Conejos
Solo el 10 % de la población española se considera clase trabajadora. Escondemos la identidad. No está bien visto ser trabajador. Presumir de orígenes humildes sí
Aborto. Se llamaba Concha y necesitaba abortar. Tenía veintinueve años, cinco hijas, mucho agobio y nada de dinero. España, que aún no era Europa, no permitía el aborto. Algunas chicas iban a Londres. Esa opción no existía para Concha. Era verano. Ella estaba en el Perelló, en el apartamento familiar de su padre, y le dieron un contacto: abortos clandestinos en València.
Primer obstáculo: cómo llegar a València. Tenía el carné, pero no recordaba conducir. Se puso a hacer prácticas con una amiga en un 127 amarillo. Aquello funcionó.

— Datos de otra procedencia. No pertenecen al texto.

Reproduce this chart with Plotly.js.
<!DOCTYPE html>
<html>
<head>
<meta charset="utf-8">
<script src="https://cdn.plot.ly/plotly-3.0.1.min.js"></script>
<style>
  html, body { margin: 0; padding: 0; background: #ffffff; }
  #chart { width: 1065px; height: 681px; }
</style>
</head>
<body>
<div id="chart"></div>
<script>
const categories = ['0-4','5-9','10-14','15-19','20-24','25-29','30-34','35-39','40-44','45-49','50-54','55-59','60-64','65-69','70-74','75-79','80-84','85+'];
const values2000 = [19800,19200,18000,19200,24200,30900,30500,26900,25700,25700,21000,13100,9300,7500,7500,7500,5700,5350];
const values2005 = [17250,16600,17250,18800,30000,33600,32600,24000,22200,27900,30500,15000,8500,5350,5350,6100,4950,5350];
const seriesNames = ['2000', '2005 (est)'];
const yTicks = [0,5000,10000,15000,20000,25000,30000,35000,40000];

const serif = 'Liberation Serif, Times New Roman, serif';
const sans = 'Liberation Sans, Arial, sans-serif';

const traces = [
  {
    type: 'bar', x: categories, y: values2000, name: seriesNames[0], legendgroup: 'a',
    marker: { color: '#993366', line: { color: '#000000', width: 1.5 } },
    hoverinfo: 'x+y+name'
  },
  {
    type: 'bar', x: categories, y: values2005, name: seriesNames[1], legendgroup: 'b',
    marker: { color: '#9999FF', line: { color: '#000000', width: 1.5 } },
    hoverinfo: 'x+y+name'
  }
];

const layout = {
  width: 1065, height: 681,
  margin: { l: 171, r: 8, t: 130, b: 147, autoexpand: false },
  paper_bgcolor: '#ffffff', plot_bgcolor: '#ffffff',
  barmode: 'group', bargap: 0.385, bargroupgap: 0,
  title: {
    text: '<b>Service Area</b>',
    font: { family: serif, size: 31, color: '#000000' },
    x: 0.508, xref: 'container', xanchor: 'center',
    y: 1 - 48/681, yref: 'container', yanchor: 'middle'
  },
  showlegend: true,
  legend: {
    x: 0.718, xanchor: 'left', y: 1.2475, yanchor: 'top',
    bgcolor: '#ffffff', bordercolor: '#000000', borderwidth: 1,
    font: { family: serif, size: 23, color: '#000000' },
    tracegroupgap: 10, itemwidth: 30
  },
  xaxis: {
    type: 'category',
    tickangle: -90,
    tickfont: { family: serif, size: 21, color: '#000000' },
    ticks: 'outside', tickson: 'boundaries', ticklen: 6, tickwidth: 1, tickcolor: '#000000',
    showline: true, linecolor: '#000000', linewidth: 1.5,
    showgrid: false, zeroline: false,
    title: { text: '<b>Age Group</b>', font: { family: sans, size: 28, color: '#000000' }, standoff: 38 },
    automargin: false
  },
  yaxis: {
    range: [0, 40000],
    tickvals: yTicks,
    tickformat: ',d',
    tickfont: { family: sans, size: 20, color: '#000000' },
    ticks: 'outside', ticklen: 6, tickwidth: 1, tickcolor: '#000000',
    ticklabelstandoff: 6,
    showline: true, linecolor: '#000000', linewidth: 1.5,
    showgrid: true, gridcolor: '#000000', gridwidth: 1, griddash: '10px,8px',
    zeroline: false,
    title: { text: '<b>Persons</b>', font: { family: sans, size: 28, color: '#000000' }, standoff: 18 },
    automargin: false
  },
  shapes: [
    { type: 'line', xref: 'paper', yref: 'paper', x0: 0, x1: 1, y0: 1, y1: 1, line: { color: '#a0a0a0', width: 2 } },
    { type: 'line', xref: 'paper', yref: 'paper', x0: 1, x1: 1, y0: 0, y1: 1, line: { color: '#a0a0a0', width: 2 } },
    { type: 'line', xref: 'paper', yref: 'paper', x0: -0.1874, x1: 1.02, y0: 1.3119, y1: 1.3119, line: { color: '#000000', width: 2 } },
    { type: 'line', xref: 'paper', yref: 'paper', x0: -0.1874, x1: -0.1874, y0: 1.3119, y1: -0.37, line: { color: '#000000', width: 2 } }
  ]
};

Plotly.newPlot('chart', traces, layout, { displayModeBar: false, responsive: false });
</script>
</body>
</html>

Segundo obstáculo: el dinero. Su marido no quería que abortara. Su hermana no podía prestarle el dinero porque necesitaba la autorización de su marido. Solo le quedaba su padre. Acudió a él. El hombre vendió los conejos que criaba y acabó de juntar los billetes.
Ella, valiente, se montó en el 127. Sola. Sin nadie. Dejó a las cinco niñas con aquella amiga que la había enseñado a conducir y le guardaba el secreto. A la hija mayor, de nueve años, le pidió que cuidara de sus hermanas –de ocho, siete, cinco y un años– si a ella le ocurría algo. Así llegó, al volante, hasta la plaza del Xúquer. Había varias parejas sentadas en los bancos. Disimulaban. Esperaban. La persona de enlace se les acercó y les dijo que tenían la sospecha de que estaban vigilando el piso clandestino donde se practicaban los abortos ilegales. Se iba a suspender la cita. Concha se agobió. No podía volver al Perelló sin solucionarlo. No podía seguir con ese embarazo en su útero y en su mente. Propuso que fueran a su casa. Que lo hicieran allí, en su piso de València, vacío en esos días del verano. Allá se fueron. Eran cuatro mujeres. Tendieron una sábana encima de la mesa del comedor. Allí, donde comían y bebían, abortó Concha. A pelo. Era noche cerrada cuando regresó al Perelló, tan lejos de Europa.
Trabajo. Se montaban en el autobús y decían adiós por la ventanilla. Marchaban a Francia, a la vendimia. No sabían cuánto costaba un franco ni cómo podrían entenderse con los franceses. Pero se subían al autobús, qué remedio. Les esperaba un largo viaje en un tren desvencijado. Eran los días del final del verano, pero no había lugar para melancolías ni últimas tardes con Teresa. Miles de valencianos siguieron ese duro camino, especialmente en los 60, en los 70, en los 80. Llegaban allí, y entre sacos de paja para dormir y todas las horas para trabajar, de repente descubrían Europa: las mujeres distintas, la libertad en el baile, la ausencia de miedo. No hacía falta el Erasmus ni el turismo lowcost: descubrían Europa a base de doblar la espalda e hincar las rodillas y mirar. Una vida dura. Hoy, solo el 10 % de la población española se considera clase trabajadora. Escondemos la identidad. No está bien visto ser trabajador. Presumir de orígenes humildes sí, pero ser trabajador no. Suena a fracaso. Trabajar: fracaso. Una victoria mental del peor neoliberalismo americano que ha colonizado Europa.
Exilio. Manuela Ballester tuvo que salir de València por una Europa enzarzada en odios. El exilio fue su patria. Durante toda su vida y más allá se la ha llamado la mujer de Renau. Fue mucho más. Pintora, ilustradora, cartelista. Ahora, La Nau le dedica en València la primera exposición integral de su vida. Casi cuatrocientas obras y documentos. Brilla, por su especial simbolismo, un cuadro. Se titula Recuerdo de Valencia. Una mujer da la espalda a un mar con barcas en la playa. Ballester, que pintó ese óleo sobre tabla en el fatídico año de 1939, tardaría décadas en volver a ver ese mar, su tierra. Le esperaba México, Berlín oriental, todos los surcos del exilio errante que motivó una Europa secuestrada por el fanatismo y la intolerancia.
A veces han sido unos conejos.
Otras veces, las uvas de una ira de miseria.
Incluso un simple cuadro.
Hay muchas Europas íntimas que trascienden las urnas. Pero todas acaban lastradas, o salvadas, por ellas.